#### [DATA EXCERPT]
★ ★ ★ ★

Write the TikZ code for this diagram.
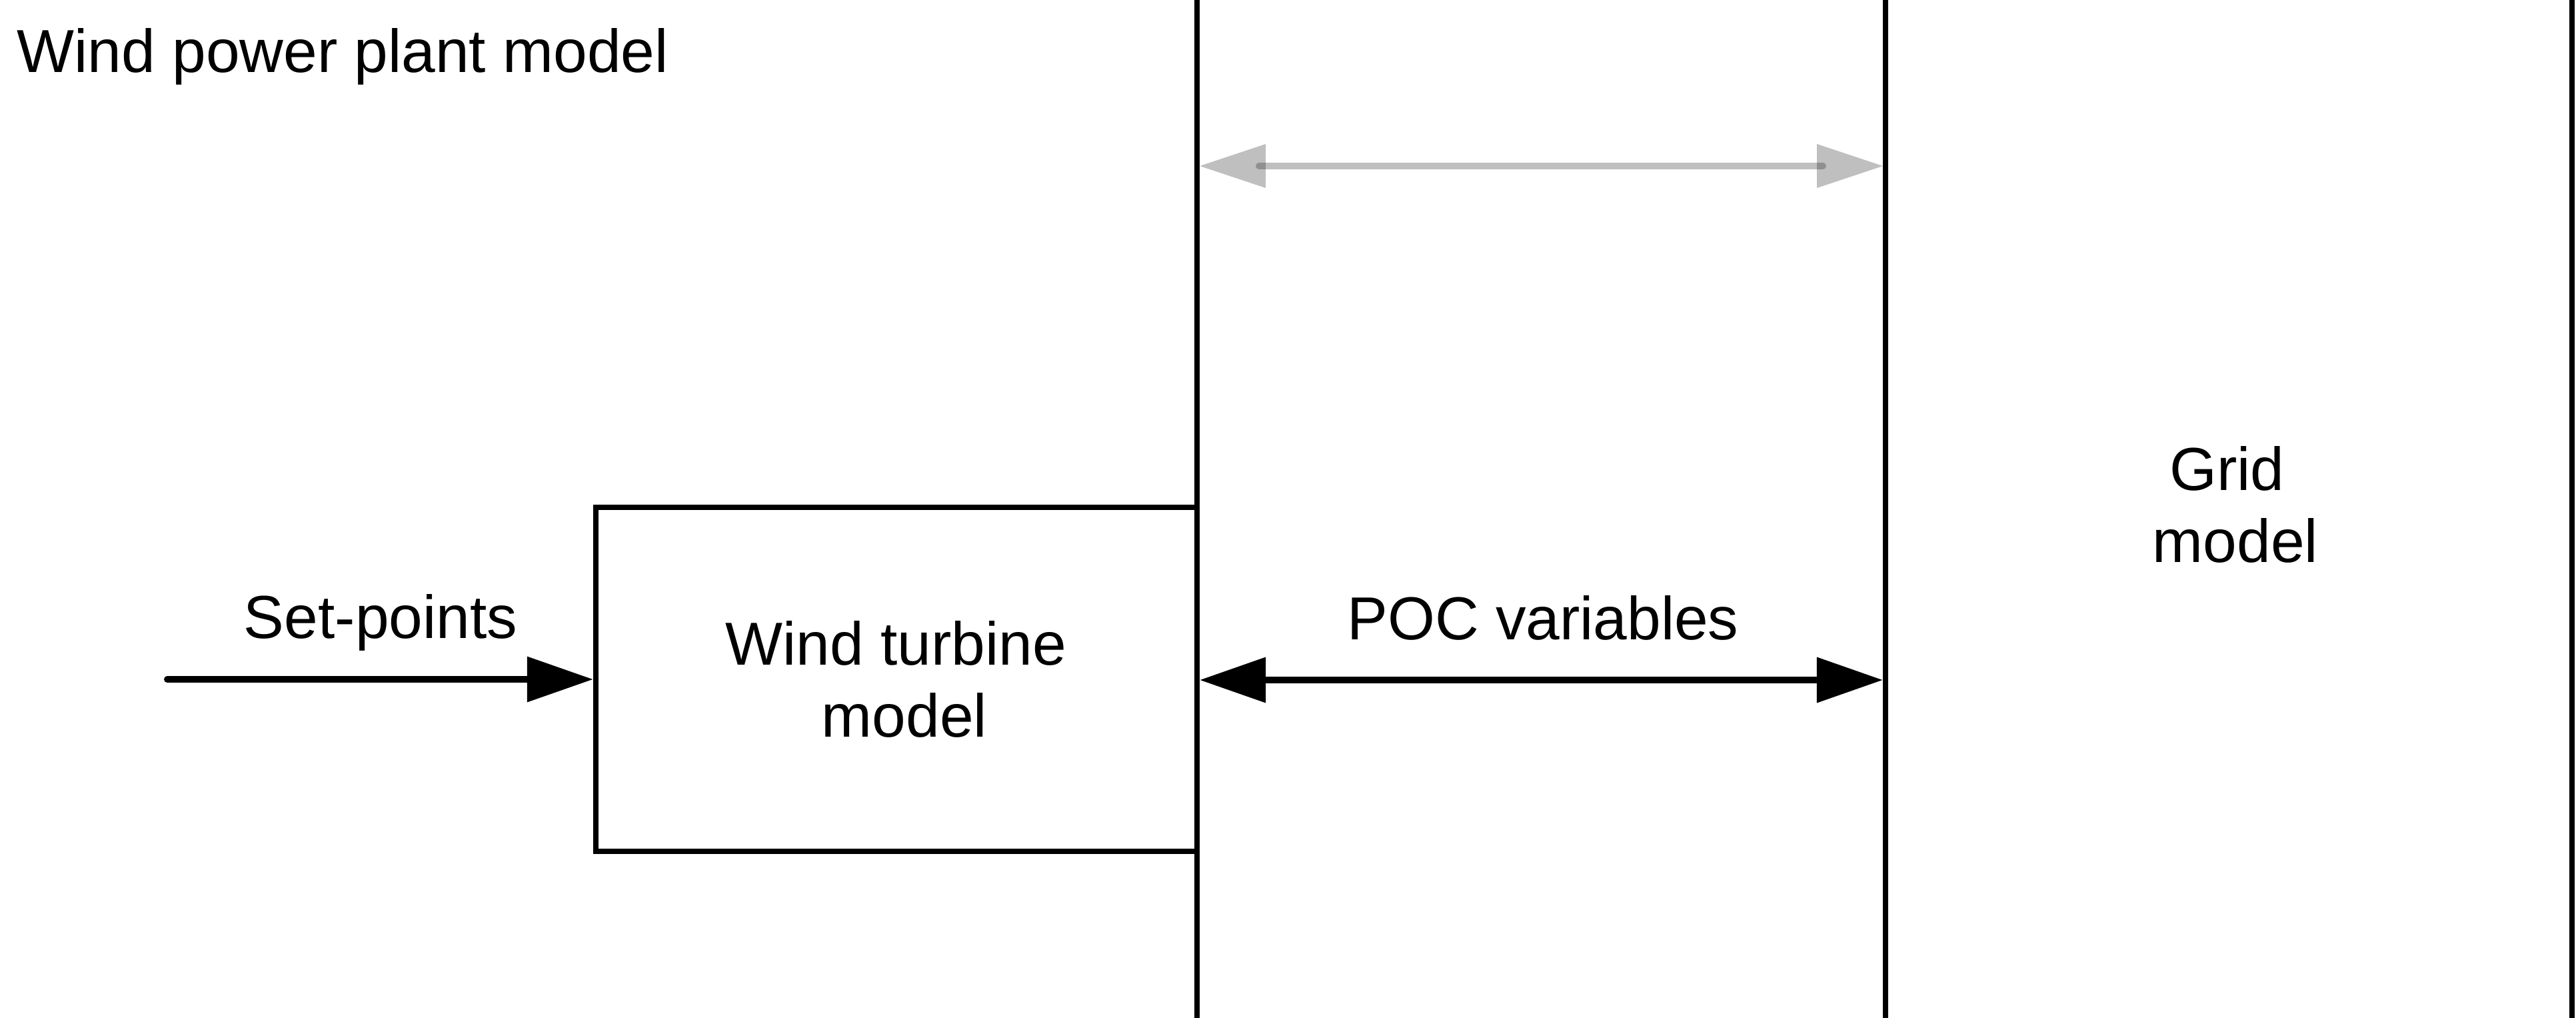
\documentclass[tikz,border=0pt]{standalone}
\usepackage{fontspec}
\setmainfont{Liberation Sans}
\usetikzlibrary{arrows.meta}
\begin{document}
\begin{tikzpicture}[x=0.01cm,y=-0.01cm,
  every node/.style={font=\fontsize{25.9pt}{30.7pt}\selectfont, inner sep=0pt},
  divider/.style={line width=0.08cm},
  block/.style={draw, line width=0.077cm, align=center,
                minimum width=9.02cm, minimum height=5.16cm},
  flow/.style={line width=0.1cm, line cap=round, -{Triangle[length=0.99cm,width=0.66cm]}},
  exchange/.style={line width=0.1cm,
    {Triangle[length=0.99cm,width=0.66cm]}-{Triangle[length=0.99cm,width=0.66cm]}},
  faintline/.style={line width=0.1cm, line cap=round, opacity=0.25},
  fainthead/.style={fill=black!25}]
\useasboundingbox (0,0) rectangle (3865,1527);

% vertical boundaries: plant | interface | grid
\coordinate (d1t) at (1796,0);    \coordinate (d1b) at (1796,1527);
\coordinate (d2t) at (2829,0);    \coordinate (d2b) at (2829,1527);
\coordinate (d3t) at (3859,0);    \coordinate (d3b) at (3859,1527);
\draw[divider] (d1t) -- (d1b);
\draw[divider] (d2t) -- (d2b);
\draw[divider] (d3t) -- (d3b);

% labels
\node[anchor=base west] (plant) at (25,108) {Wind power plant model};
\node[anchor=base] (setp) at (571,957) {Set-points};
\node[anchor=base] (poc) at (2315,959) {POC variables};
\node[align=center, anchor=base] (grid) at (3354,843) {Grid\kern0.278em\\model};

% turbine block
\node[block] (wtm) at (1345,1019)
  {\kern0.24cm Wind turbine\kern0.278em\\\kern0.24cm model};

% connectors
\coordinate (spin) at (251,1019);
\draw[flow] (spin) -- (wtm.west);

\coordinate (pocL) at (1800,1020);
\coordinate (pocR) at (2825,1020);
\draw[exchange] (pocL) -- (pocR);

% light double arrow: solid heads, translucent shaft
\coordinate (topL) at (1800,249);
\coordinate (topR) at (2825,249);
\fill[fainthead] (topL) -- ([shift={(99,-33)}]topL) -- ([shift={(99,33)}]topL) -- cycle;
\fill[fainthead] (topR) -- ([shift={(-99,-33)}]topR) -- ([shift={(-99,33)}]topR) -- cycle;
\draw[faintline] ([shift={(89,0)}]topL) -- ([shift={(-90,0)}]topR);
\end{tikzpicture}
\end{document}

★ ★ ★ ★

Starting with the first line of the data above and ending with the line containing "(pocL) -- (pocR);", please restate every line exactly, leaving images out.

#### [WRITTEN REPLY]
Write the TikZ code for this diagram.
\documentclass[tikz,border=0pt]{standalone}
\usepackage{fontspec}
\setmainfont{Liberation Sans}
\usetikzlibrary{arrows.meta}
\begin{document}
\begin{tikzpicture}[x=0.01cm,y=-0.01cm,
  every node/.style={font=\fontsize{25.9pt}{30.7pt}\selectfont, inner sep=0pt},
  divider/.style={line width=0.08cm},
  block/.style={draw, line width=0.077cm, align=center,
                minimum width=9.02cm, minimum height=5.16cm},
  flow/.style={line width=0.1cm, line cap=round, -{Triangle[length=0.99cm,width=0.66cm]}},
  exchange/.style={line width=0.1cm,
    {Triangle[length=0.99cm,width=0.66cm]}-{Triangle[length=0.99cm,width=0.66cm]}},
  faintline/.style={line width=0.1cm, line cap=round, opacity=0.25},
  fainthead/.style={fill=black!25}]
\useasboundingbox (0,0) rectangle (3865,1527);

% vertical boundaries: plant | interface | grid
\coordinate (d1t) at (1796,0);    \coordinate (d1b) at (1796,1527);
\coordinate (d2t) at (2829,0);    \coordinate (d2b) at (2829,1527);
\coordinate (d3t) at (3859,0);    \coordinate (d3b) at (3859,1527);
\draw[divider] (d1t) -- (d1b);
\draw[divider] (d2t) -- (d2b);
\draw[divider] (d3t) -- (d3b);

% labels
\node[anchor=base west] (plant) at (25,108) {Wind power plant model};
\node[anchor=base] (setp) at (571,957) {Set-points};
\node[anchor=base] (poc) at (2315,959) {POC variables};
\node[align=center, anchor=base] (grid) at (3354,843) {Grid\kern0.278em\\model};

% turbine block
\node[block] (wtm) at (1345,1019)
  {\kern0.24cm Wind turbine\kern0.278em\\\kern0.24cm model};

% connectors
\coordinate (spin) at (251,1019);
\draw[flow] (spin) -- (wtm.west);

\coordinate (pocL) at (1800,1020);
\coordinate (pocR) at (2825,1020);
\draw[exchange] (pocL) -- (pocR);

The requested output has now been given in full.